Двадцатые годы для Жуковского, как известно, – творческая пауза; а после них, в 1830‐е годы, хореи у Жуковского – как и у Пушкина! – перестают быть субъективно-лирическими и становятся стилизациями: романсы исчезают, баллады остаются:

Пал Приамов град священный; Грудой пепла стал Пергам… («Торжество победителей», из Шиллера);

Снова гений жизни веет, Возвратилася весна… («Жалобы Цереры», из Шиллера);

Перед дверию Эдема Пери тихо слезы льет: Никогда не возвратиться Ей в утраченный Эдем!.. («Пери»);

появляются басня («Солнце и Борей»), сказка («Спящая царевна»), стилизация восточного:

В степь за мной последуй, царь! Трона там ты не найдешь, Но найдешь мою любовь… («Песнь бедуинки»);

стилизация испанского («Сид» из Гердера, «Алонзо» из Уланда):

Из далекой Палестины Возвратясь, певец Алонзо К замку Бальби приближался, Полон песней вдохновенных…;

стилизация собственных ранних стихов (ср. пушкинские переработки лицейских стихов для собрания стихотворений 1826 года):

Младость легкая порхает В свежем радости венке, И прекрасно перед нею Жизнь цветами убрана… («Тоска»);

Всем владеет обаянье! Все покорствует ему! Очарованным покровом Облачает мир оно… («Мечта»).

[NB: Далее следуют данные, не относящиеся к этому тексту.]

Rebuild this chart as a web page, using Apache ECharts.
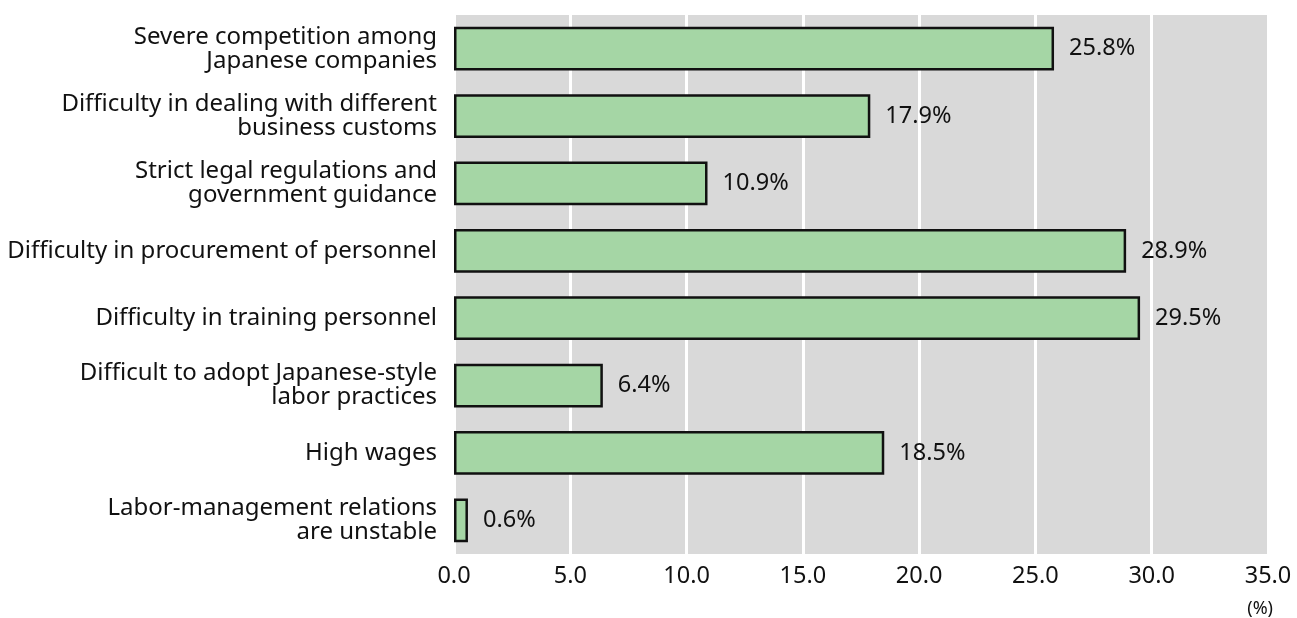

И, наконец, появляется то, чего у Пушкина не было, – стилизация русского XVIII века, «Русская песня на взятие Варшавы»:

Раздавайся, гром победы! Вспомним песню старины: Бились храбро наши деды; Бьются храбро их сыны… —

а отсюда потом – «Многи лета, многи лета, Православный русский царь…» и, с более сложным сочетанием традиций, «Бородинская годовщина» («Русский царь созвал дружины Для великой годовщины…» – и гимн, и «лирическое стихотворение» по образцу «Певца во стане…», и даже, от парной рифмовки, оттенок баллады-сказки). После этого в «К русскому великану» 1848 года («Мирно стой, утес наш твердый…») Жуковский передает эту «громо-победную» семантическую традицию Тютчеву.


4. Давыдов. Но в этом скрещении «эпикурейского» 4-ст. хорея с «боевым» 4-ст. хореем XVIII века Жуковский имел предшественника. Это был Денис Давыдов, уже в 1804 году прославившийся стихами:

Бурцов, ёра, забияка, Собутыльник дорогой! Ради бога и… арака Посети домишко мой!.. («Бурцову: призывание на пунш»);

В дымном поле, на биваке, У пылающих огней, В благодетельном араке Зрю спасителя людей… («Бурцову»).

Собственно, для такой контаминации нужно было сделать три вещи. Во-первых, гиперболизировать в центре прежней образной системы «вино» («водку», «арак» и т. д.). Во-вторых, оттеснить «любовь», заменив ее боевой «дружбой». (Это дается с трудом, рудименты любовной темы несколько раз возникают в Давыдовском хорее:

…Жизнь летит: не осрамися, Не проспи ее полет. Пей, люби да веселися! Вот мой дружеский совет… («Гусарский пир»);

Мы недавно от печали, Лиза, Я да Купидон По бокалу осушали И просили Мудрость вон… («Мудрость: анакреонтическая ода»);

целое стихотворение 1816 года «Ответ на вызов…» посвящено отводу любовной темы – «…Ах, где есть любовь прямая, Там стихи не говорят…», – а «Элегия IV» представляет собой попытку скрестить темы: герой идет на бой не только за отечество, но и за возлюбленную.) В-третьих, наконец, требовалось оттеснить «лень», заменив ее «службой»: здесь и пригодилась Давыдову опора на солдатские хореи XVIII века, отсюда —

Я люблю кровавый бой! Я рожден для службы царской!.. Сабля, водка, конь гусарский, С вами век мне золотой!.. За тебя на черта рад, Наша матушка Россия!.. («Песня»).

Какие нечаянные последствия имела эта давыдовская семантическая реформа 1804–1817 годов (всего около десятка стихотворений!) – мы увидим дальше. Заметим лишь, что если среди 4-ст. хореев Пушкина есть похожие на Батюшкова и на Жуковского, то на Давыдова нет (кроме разве пародического «…то смертельно пьяны. То мертвецки влюблены»); и послание к Давыдову в 1836 году Пушкин пишет ямбом.